"""

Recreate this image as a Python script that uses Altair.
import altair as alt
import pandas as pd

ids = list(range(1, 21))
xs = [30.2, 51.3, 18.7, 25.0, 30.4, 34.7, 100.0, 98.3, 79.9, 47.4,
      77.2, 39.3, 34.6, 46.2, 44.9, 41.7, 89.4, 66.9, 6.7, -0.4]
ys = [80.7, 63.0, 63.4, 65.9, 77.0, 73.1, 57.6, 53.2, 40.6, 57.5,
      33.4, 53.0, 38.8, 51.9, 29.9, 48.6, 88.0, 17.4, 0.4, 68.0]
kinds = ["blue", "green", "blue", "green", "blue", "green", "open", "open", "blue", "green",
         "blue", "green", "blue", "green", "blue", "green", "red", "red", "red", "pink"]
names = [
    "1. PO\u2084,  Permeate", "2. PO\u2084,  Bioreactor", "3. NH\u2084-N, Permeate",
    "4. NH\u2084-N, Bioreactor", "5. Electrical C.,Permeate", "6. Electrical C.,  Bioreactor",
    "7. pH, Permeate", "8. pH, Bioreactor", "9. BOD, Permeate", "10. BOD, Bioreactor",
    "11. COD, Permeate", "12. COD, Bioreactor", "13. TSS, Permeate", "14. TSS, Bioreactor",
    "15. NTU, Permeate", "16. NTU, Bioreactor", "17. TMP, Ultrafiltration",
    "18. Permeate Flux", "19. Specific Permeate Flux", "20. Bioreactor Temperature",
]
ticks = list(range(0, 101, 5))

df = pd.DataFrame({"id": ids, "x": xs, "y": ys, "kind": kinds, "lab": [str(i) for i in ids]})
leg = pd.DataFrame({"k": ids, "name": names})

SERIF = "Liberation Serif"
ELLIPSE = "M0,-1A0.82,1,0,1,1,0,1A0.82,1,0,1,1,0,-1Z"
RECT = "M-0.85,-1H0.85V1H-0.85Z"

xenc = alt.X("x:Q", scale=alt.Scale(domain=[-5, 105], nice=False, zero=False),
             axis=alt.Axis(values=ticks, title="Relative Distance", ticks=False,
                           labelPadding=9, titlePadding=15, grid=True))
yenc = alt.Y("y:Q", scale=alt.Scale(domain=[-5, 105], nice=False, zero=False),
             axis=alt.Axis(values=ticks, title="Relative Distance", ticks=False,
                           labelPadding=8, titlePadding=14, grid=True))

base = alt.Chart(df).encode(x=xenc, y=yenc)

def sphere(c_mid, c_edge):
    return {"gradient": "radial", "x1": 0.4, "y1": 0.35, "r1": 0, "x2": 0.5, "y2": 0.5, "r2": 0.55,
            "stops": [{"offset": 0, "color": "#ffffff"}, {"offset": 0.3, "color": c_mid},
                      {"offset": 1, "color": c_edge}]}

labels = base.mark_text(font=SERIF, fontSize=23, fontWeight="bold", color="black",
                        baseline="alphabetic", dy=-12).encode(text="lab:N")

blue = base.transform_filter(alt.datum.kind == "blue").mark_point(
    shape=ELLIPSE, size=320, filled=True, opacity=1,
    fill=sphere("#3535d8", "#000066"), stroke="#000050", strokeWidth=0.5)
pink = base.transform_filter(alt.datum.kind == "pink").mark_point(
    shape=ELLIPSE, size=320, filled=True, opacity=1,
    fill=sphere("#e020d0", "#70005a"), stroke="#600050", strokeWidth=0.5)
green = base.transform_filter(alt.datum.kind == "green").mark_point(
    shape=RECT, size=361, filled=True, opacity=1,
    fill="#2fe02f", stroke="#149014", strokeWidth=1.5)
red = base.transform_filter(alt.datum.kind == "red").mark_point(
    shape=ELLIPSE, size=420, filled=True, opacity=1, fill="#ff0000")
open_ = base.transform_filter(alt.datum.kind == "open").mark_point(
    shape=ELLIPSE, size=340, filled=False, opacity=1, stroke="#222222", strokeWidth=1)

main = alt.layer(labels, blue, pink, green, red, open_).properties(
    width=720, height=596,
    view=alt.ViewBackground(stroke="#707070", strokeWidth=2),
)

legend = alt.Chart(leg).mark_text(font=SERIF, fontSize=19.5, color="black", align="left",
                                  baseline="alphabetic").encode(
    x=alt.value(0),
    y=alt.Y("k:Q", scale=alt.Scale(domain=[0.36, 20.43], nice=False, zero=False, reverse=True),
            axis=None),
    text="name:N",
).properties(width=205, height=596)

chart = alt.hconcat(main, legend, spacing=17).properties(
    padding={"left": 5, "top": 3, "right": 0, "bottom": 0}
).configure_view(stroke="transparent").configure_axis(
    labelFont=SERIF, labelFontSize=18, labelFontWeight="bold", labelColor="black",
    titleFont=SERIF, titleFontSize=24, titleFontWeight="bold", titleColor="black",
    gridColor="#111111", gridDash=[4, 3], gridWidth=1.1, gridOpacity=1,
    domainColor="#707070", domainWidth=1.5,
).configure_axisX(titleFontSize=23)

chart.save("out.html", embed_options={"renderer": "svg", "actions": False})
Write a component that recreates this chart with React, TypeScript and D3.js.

"""

AIM:
Return all of the above records exactly, leaving no line out.

COMPLETE OUTPUT:
Recreate this image as a Python script that uses Altair.
import altair as alt
import pandas as pd

ids = list(range(1, 21))
xs = [30.2, 51.3, 18.7, 25.0, 30.4, 34.7, 100.0, 98.3, 79.9, 47.4,
      77.2, 39.3, 34.6, 46.2, 44.9, 41.7, 89.4, 66.9, 6.7, -0.4]
ys = [80.7, 63.0, 63.4, 65.9, 77.0, 73.1, 57.6, 53.2, 40.6, 57.5,
      33.4, 53.0, 38.8, 51.9, 29.9, 48.6, 88.0, 17.4, 0.4, 68.0]
kinds = ["blue", "green", "blue", "green", "blue", "green", "open", "open", "blue", "green",
         "blue", "green", "blue", "green", "blue", "green", "red", "red", "red", "pink"]
names = [
    "1. PO\u2084,  Permeate", "2. PO\u2084,  Bioreactor", "3. NH\u2084-N, Permeate",
    "4. NH\u2084-N, Bioreactor", "5. Electrical C.,Permeate", "6. Electrical C.,  Bioreactor",
    "7. pH, Permeate", "8. pH, Bioreactor", "9. BOD, Permeate", "10. BOD, Bioreactor",
    "11. COD, Permeate", "12. COD, Bioreactor", "13. TSS, Permeate", "14. TSS, Bioreactor",
    "15. NTU, Permeate", "16. NTU, Bioreactor", "17. TMP, Ultrafiltration",
    "18. Permeate Flux", "19. Specific Permeate Flux", "20. Bioreactor Temperature",
]
ticks = list(range(0, 101, 5))

df = pd.DataFrame({"id": ids, "x": xs, "y": ys, "kind": kinds, "lab": [str(i) for i in ids]})
leg = pd.DataFrame({"k": ids, "name": names})

SERIF = "Liberation Serif"
ELLIPSE = "M0,-1A0.82,1,0,1,1,0,1A0.82,1,0,1,1,0,-1Z"
RECT = "M-0.85,-1H0.85V1H-0.85Z"

xenc = alt.X("x:Q", scale=alt.Scale(domain=[-5, 105], nice=False, zero=False),
             axis=alt.Axis(values=ticks, title="Relative Distance", ticks=False,
                           labelPadding=9, titlePadding=15, grid=True))
yenc = alt.Y("y:Q", scale=alt.Scale(domain=[-5, 105], nice=False, zero=False),
             axis=alt.Axis(values=ticks, title="Relative Distance", ticks=False,
                           labelPadding=8, titlePadding=14, grid=True))

base = alt.Chart(df).encode(x=xenc, y=yenc)

def sphere(c_mid, c_edge):
    return {"gradient": "radial", "x1": 0.4, "y1": 0.35, "r1": 0, "x2": 0.5, "y2": 0.5, "r2": 0.55,
            "stops": [{"offset": 0, "color": "#ffffff"}, {"offset": 0.3, "color": c_mid},
                      {"offset": 1, "color": c_edge}]}

labels = base.mark_text(font=SERIF, fontSize=23, fontWeight="bold", color="black",
                        baseline="alphabetic", dy=-12).encode(text="lab:N")

blue = base.transform_filter(alt.datum.kind == "blue").mark_point(
    shape=ELLIPSE, size=320, filled=True, opacity=1,
    fill=sphere("#3535d8", "#000066"), stroke="#000050", strokeWidth=0.5)
pink = base.transform_filter(alt.datum.kind == "pink").mark_point(
    shape=ELLIPSE, size=320, filled=True, opacity=1,
    fill=sphere("#e020d0", "#70005a"), stroke="#600050", strokeWidth=0.5)
green = base.transform_filter(alt.datum.kind == "green").mark_point(
    shape=RECT, size=361, filled=True, opacity=1,
    fill="#2fe02f", stroke="#149014", strokeWidth=1.5)
red = base.transform_filter(alt.datum.kind == "red").mark_point(
    shape=ELLIPSE, size=420, filled=True, opacity=1, fill="#ff0000")
open_ = base.transform_filter(alt.datum.kind == "open").mark_point(
    shape=ELLIPSE, size=340, filled=False, opacity=1, stroke="#222222", strokeWidth=1)

main = alt.layer(labels, blue, pink, green, red, open_).properties(
    width=720, height=596,
    view=alt.ViewBackground(stroke="#707070", strokeWidth=2),
)

legend = alt.Chart(leg).mark_text(font=SERIF, fontSize=19.5, color="black", align="left",
                                  baseline="alphabetic").encode(
    x=alt.value(0),
    y=alt.Y("k:Q", scale=alt.Scale(domain=[0.36, 20.43], nice=False, zero=False, reverse=True),
            axis=None),
    text="name:N",
).properties(width=205, height=596)

chart = alt.hconcat(main, legend, spacing=17).properties(
    padding={"left": 5, "top": 3, "right": 0, "bottom": 0}
).configure_view(stroke="transparent").configure_axis(
    labelFont=SERIF, labelFontSize=18, labelFontWeight="bold", labelColor="black",
    titleFont=SERIF, titleFontSize=24, titleFontWeight="bold", titleColor="black",
    gridColor="#111111", gridDash=[4, 3], gridWidth=1.1, gridOpacity=1,
    domainColor="#707070", domainWidth=1.5,
).configure_axisX(titleFontSize=23)

chart.save("out.html", embed_options={"renderer": "svg", "actions": False})
Write a component that recreates this chart with React, TypeScript and D3.js.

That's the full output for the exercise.